**Instructions to follow:** Reproduce the listing exactly, with no pictures in your copy.

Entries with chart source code

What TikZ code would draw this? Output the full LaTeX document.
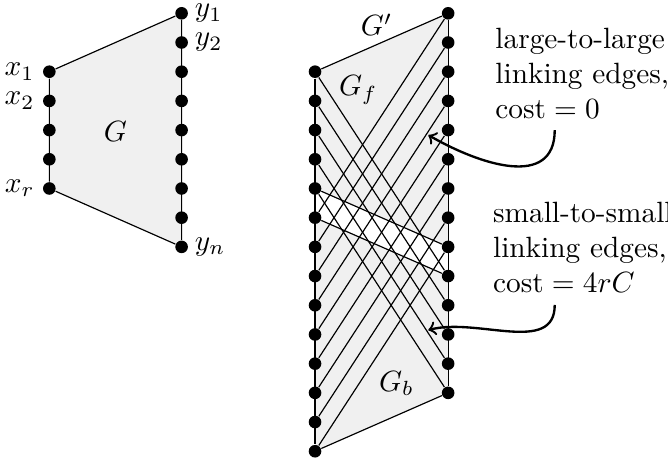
\documentclass[tikz,border=0pt]{standalone}
\usetikzlibrary{backgrounds}

\tikzset{
  vtx/.style={circle, fill=black, inner sep=0pt, minimum size=4.3pt},
  gfill/.style={fill=gray!12},
  note/.style={align=left, inner sep=0pt, anchor=base west},
}

\begin{document}
\begin{tikzpicture}[x=0.35cm, y=0.35cm]
    \useasboundingbox (0,0.455) rectangle (22.88,-15.26);
    % the graph G
    \foreach \i in {1,...,5} \node[vtx] (x\i) at (1.69,{-\i-1}) {};
    \foreach \i in {1,...,9} \node[vtx] (y\i) at (6.22,{-\i+1}) {};
    \node[anchor=east, inner sep=2.5pt] (lx1) at (x1.west) {$x_1$};
    \node[anchor=east, inner sep=2.5pt] (lx2) at (x2.west) {$x_2$};
    \node[anchor=east, inner sep=2.5pt] (lxr) at (x5.west) {$x_r$};
    \node[anchor=west, inner sep=2pt] (ly1) at (y1.east) {$y_1$};
    \node[anchor=west, inner sep=2pt] (ly2) at (y2.east) {$y_2$};
    \node[anchor=west, inner sep=2pt] (lyn) at (y9.east) {$y_n$};
    \node (G) at (3.95,-4.05) {$G$};
    \draw (x1) -- (x5) (y1) -- (y9) (x1) -- (y1) (x5) -- (y9);
    % the graph G'
    \foreach \i in {2,...,15} \node[vtx] (l\i) at (10.79,-\i) {};
    \foreach \i in {0,...,13} \node[vtx] (r\i) at (15.35,-\i) {};
    \node (Gp) at (12.9,-0.4) {$G'$};
    \node (Gf) at (12.27,-2.63) {$G_f$};
    \node (Gb) at (13.58,-12.67) {$G_b$};
    \draw (l2) -- (l15) (r0) -- (r13);
    \draw (l2) -- (r0) (l6) -- (r8) (l7) -- (r9) (l15) -- (r13);
    % linking edges
    \foreach \i in {2,...,6} {\pgfmathtruncatemacro\j{\i+7} \draw (l\i) -- (r\j);}
    \foreach \i in {0,...,8} {\pgfmathtruncatemacro\j{\i+7} \draw (r\i) -- (l\j);}
    \begin{scope}[on background layer]
      \fill[gfill] (x1.center) -- (y1.center) -- (y9.center) -- (x5.center) -- cycle;
      \fill[gfill] (l2.center) -- (r0.center) -- (r8.center) -- (l6.center) -- cycle;
      \fill[gfill] (l7.center) -- (r9.center) -- (r13.center) -- (l15.center) -- cycle;
    \end{scope}
    % notes
    \node[note] (large) at (16.95,-3.62) {large-to-large\\linking edges,\\cost${}=0$};
    \node[note] (small) at (16.87,-9.57) {small-to-small\\linking edges,\\cost${}=4rC$};
    \coordinate (la) at (19,-4.0);
    \coordinate (lb) at (14.67,-4.17);
    \coordinate (sa) at (19,-9.99);
    \coordinate (sb) at (14.67,-10.85);
    \draw[->, thick] (la) to[out=-90, in=-30, looseness=1.2] (lb);
    \draw[->, thick] (sa) to[out=-90, in=15] (sb);
\end{tikzpicture}
\end{document}
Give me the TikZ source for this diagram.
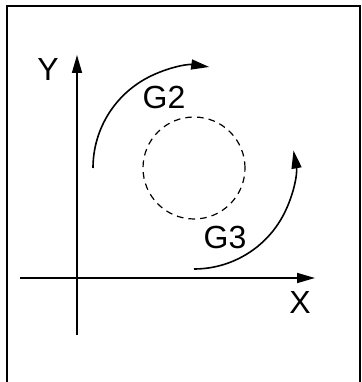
\documentclass[tikz,border=0pt]{standalone}
\usepackage{fontspec}
\setmainfont{Liberation Sans}
\usetikzlibrary{arrows.meta}
\tikzset{
  axis/.style={line width=1.2pt, -{Triangle[length=13.5pt,width=7.5pt]}},
  turn/.style={line width=1.2pt, -{Triangle[length=13.5pt,width=7.5pt]}},
  lbl/.style={font=\fontsize{24}{28}\selectfont, inner sep=0pt}
}
\begin{document}
\begin{tikzpicture}[x=0.75pt, y=0.75pt]
  \useasboundingbox (0,0) rectangle (361,382);
  % frame
  \draw[line width=1.5pt] (7,-10) -- (7,376) -- (359.5,376) -- (359.5,-10);

  % axes
  \coordinate (xs) at (20,104);
  \coordinate (xe) at (315,104);
  \coordinate (ys) at (77,47);
  \coordinate (ye) at (77,327);
  \draw[axis] (xs) -- (xe);
  \draw[axis] (ys) -- (ye);
  \node[lbl] (ylab) at (48,313) {Y};
  \node[lbl] (xlab) at (300,80) {X};

  % circle and the two moves round it
  \coordinate (c) at (194,214);
  \draw[line width=0.9pt, dash pattern=on 5pt off 3.8pt] (c) circle (51);
  \draw[turn] ([shift={(180:101)}]c) arc (180:82:102);
  \draw[turn] ([shift={(270:101)}]c) arc (270:370:101);
  \node[lbl] (g2) at (164,285) {G2};
  \node[lbl] (g3) at (225,145) {G3};
\end{tikzpicture}
\end{document}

**Worked answer:**
What TikZ code would draw this? Output the full LaTeX document.
\documentclass[tikz,border=0pt]{standalone}
\usetikzlibrary{backgrounds}

\tikzset{
  vtx/.style={circle, fill=black, inner sep=0pt, minimum size=4.3pt},
  gfill/.style={fill=gray!12},
  note/.style={align=left, inner sep=0pt, anchor=base west},
}

\begin{document}
\begin{tikzpicture}[x=0.35cm, y=0.35cm]
    \useasboundingbox (0,0.455) rectangle (22.88,-15.26);
    % the graph G
    \foreach \i in {1,...,5} \node[vtx] (x\i) at (1.69,{-\i-1}) {};
    \foreach \i in {1,...,9} \node[vtx] (y\i) at (6.22,{-\i+1}) {};
    \node[anchor=east, inner sep=2.5pt] (lx1) at (x1.west) {$x_1$};
    \node[anchor=east, inner sep=2.5pt] (lx2) at (x2.west) {$x_2$};
    \node[anchor=east, inner sep=2.5pt] (lxr) at (x5.west) {$x_r$};
    \node[anchor=west, inner sep=2pt] (ly1) at (y1.east) {$y_1$};
    \node[anchor=west, inner sep=2pt] (ly2) at (y2.east) {$y_2$};
    \node[anchor=west, inner sep=2pt] (lyn) at (y9.east) {$y_n$};
    \node (G) at (3.95,-4.05) {$G$};
    \draw (x1) -- (x5) (y1) -- (y9) (x1) -- (y1) (x5) -- (y9);
    % the graph G'
    \foreach \i in {2,...,15} \node[vtx] (l\i) at (10.79,-\i) {};
    \foreach \i in {0,...,13} \node[vtx] (r\i) at (15.35,-\i) {};
    \node (Gp) at (12.9,-0.4) {$G'$};
    \node (Gf) at (12.27,-2.63) {$G_f$};
    \node (Gb) at (13.58,-12.67) {$G_b$};
    \draw (l2) -- (l15) (r0) -- (r13);
    \draw (l2) -- (r0) (l6) -- (r8) (l7) -- (r9) (l15) -- (r13);
    % linking edges
    \foreach \i in {2,...,6} {\pgfmathtruncatemacro\j{\i+7} \draw (l\i) -- (r\j);}
    \foreach \i in {0,...,8} {\pgfmathtruncatemacro\j{\i+7} \draw (r\i) -- (l\j);}
    \begin{scope}[on background layer]
      \fill[gfill] (x1.center) -- (y1.center) -- (y9.center) -- (x5.center) -- cycle;
      \fill[gfill] (l2.center) -- (r0.center) -- (r8.center) -- (l6.center) -- cycle;
      \fill[gfill] (l7.center) -- (r9.center) -- (r13.center) -- (l15.center) -- cycle;
    \end{scope}
    % notes
    \node[note] (large) at (16.95,-3.62) {large-to-large\\linking edges,\\cost${}=0$};
    \node[note] (small) at (16.87,-9.57) {small-to-small\\linking edges,\\cost${}=4rC$};
    \coordinate (la) at (19,-4.0);
    \coordinate (lb) at (14.67,-4.17);
    \coordinate (sa) at (19,-9.99);
    \coordinate (sb) at (14.67,-10.85);
    \draw[->, thick] (la) to[out=-90, in=-30, looseness=1.2] (lb);
    \draw[->, thick] (sa) to[out=-90, in=15] (sb);
\end{tikzpicture}
\end{document}
Give me the TikZ source for this diagram.
\documentclass[tikz,border=0pt]{standalone}
\usepackage{fontspec}
\setmainfont{Liberation Sans}
\usetikzlibrary{arrows.meta}
\tikzset{
  axis/.style={line width=1.2pt, -{Triangle[length=13.5pt,width=7.5pt]}},
  turn/.style={line width=1.2pt, -{Triangle[length=13.5pt,width=7.5pt]}},
  lbl/.style={font=\fontsize{24}{28}\selectfont, inner sep=0pt}
}
\begin{document}
\begin{tikzpicture}[x=0.75pt, y=0.75pt]
  \useasboundingbox (0,0) rectangle (361,382);
  % frame
  \draw[line width=1.5pt] (7,-10) -- (7,376) -- (359.5,376) -- (359.5,-10);

  % axes
  \coordinate (xs) at (20,104);
  \coordinate (xe) at (315,104);
  \coordinate (ys) at (77,47);
  \coordinate (ye) at (77,327);
  \draw[axis] (xs) -- (xe);
  \draw[axis] (ys) -- (ye);
  \node[lbl] (ylab) at (48,313) {Y};
  \node[lbl] (xlab) at (300,80) {X};

  % circle and the two moves round it
  \coordinate (c) at (194,214);
  \draw[line width=0.9pt, dash pattern=on 5pt off 3.8pt] (c) circle (51);
  \draw[turn] ([shift={(180:101)}]c) arc (180:82:102);
  \draw[turn] ([shift={(270:101)}]c) arc (270:370:101);
  \node[lbl] (g2) at (164,285) {G2};
  \node[lbl] (g3) at (225,145) {G3};
\end{tikzpicture}
\end{document}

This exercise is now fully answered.